-- start Dataset content --

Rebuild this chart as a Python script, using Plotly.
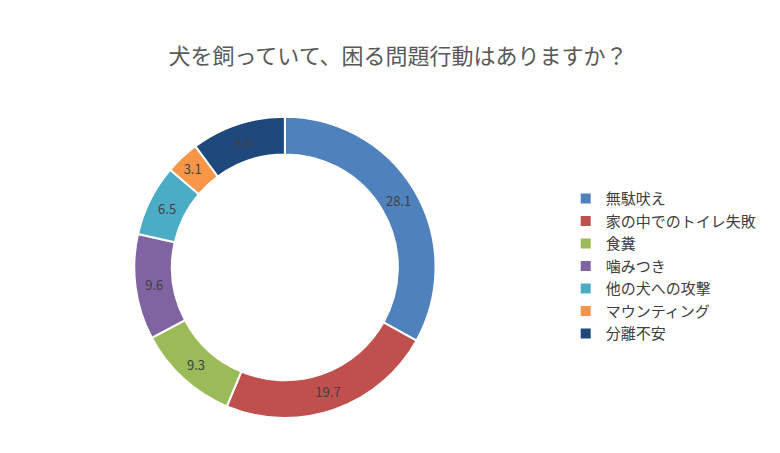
import plotly.graph_objects as go

labels = ["無駄吠え", "家の中でのトイレ失敗", "食糞", "噛みつき", "他の犬への攻撃", "マウンティング", "分離不安"]
values = [28.1, 19.7, 9.3, 9.6, 6.5, 3.1, 8.6]
colors = ["#4F81BD", "#C0504D", "#9BBB59", "#8064A2", "#4BACC6", "#F79646", "#1F497D"]

fig = go.Figure(go.Pie(
    labels=labels, values=values, hole=0.75, sort=False, direction="clockwise", rotation=0,
    marker=dict(colors=colors, line=dict(color="white", width=2)),
    texttemplate="%{value}", textposition="inside", insidetextorientation="horizontal",
    textfont=dict(size=13, color="#404040"),
    domain=dict(x=[0.16, 0.55], y=[0.095, 0.76]),
))
fig.update_layout(
    width=780, height=453, paper_bgcolor="white", plot_bgcolor="white",
    font=dict(family="Noto Sans CJK JP", color="#404040"),
    title=dict(text="犬を飼っていて、困る問題行動はありますか？", x=0.5, xanchor="center", y=0.91,
               font=dict(size=22, color="#595959")),
    legend=dict(x=0.715, y=0.43, yanchor="middle", font=dict(size=15, color="#404040"),
                tracegroupgap=0, itemwidth=30),
    margin=dict(l=0, r=0, t=0, b=0),
    uniformtext=dict(minsize=12, mode="show"),
)
fig.write_html("out.html")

-- end Dataset content --

• [Work required]: Repeat the full listing above exactly, with no pictures in the copy.

• [Result of this task]:
Rebuild this chart as a Python script, using Plotly.
import plotly.graph_objects as go

labels = ["無駄吠え", "家の中でのトイレ失敗", "食糞", "噛みつき", "他の犬への攻撃", "マウンティング", "分離不安"]
values = [28.1, 19.7, 9.3, 9.6, 6.5, 3.1, 8.6]
colors = ["#4F81BD", "#C0504D", "#9BBB59", "#8064A2", "#4BACC6", "#F79646", "#1F497D"]

fig = go.Figure(go.Pie(
    labels=labels, values=values, hole=0.75, sort=False, direction="clockwise", rotation=0,
    marker=dict(colors=colors, line=dict(color="white", width=2)),
    texttemplate="%{value}", textposition="inside", insidetextorientation="horizontal",
    textfont=dict(size=13, color="#404040"),
    domain=dict(x=[0.16, 0.55], y=[0.095, 0.76]),
))
fig.update_layout(
    width=780, height=453, paper_bgcolor="white", plot_bgcolor="white",
    font=dict(family="Noto Sans CJK JP", color="#404040"),
    title=dict(text="犬を飼っていて、困る問題行動はありますか？", x=0.5, xanchor="center", y=0.91,
               font=dict(size=22, color="#595959")),
    legend=dict(x=0.715, y=0.43, yanchor="middle", font=dict(size=15, color="#404040"),
                tracegroupgap=0, itemwidth=30),
    margin=dict(l=0, r=0, t=0, b=0),
    uniformtext=dict(minsize=12, mode="show"),
)
fig.write_html("out.html")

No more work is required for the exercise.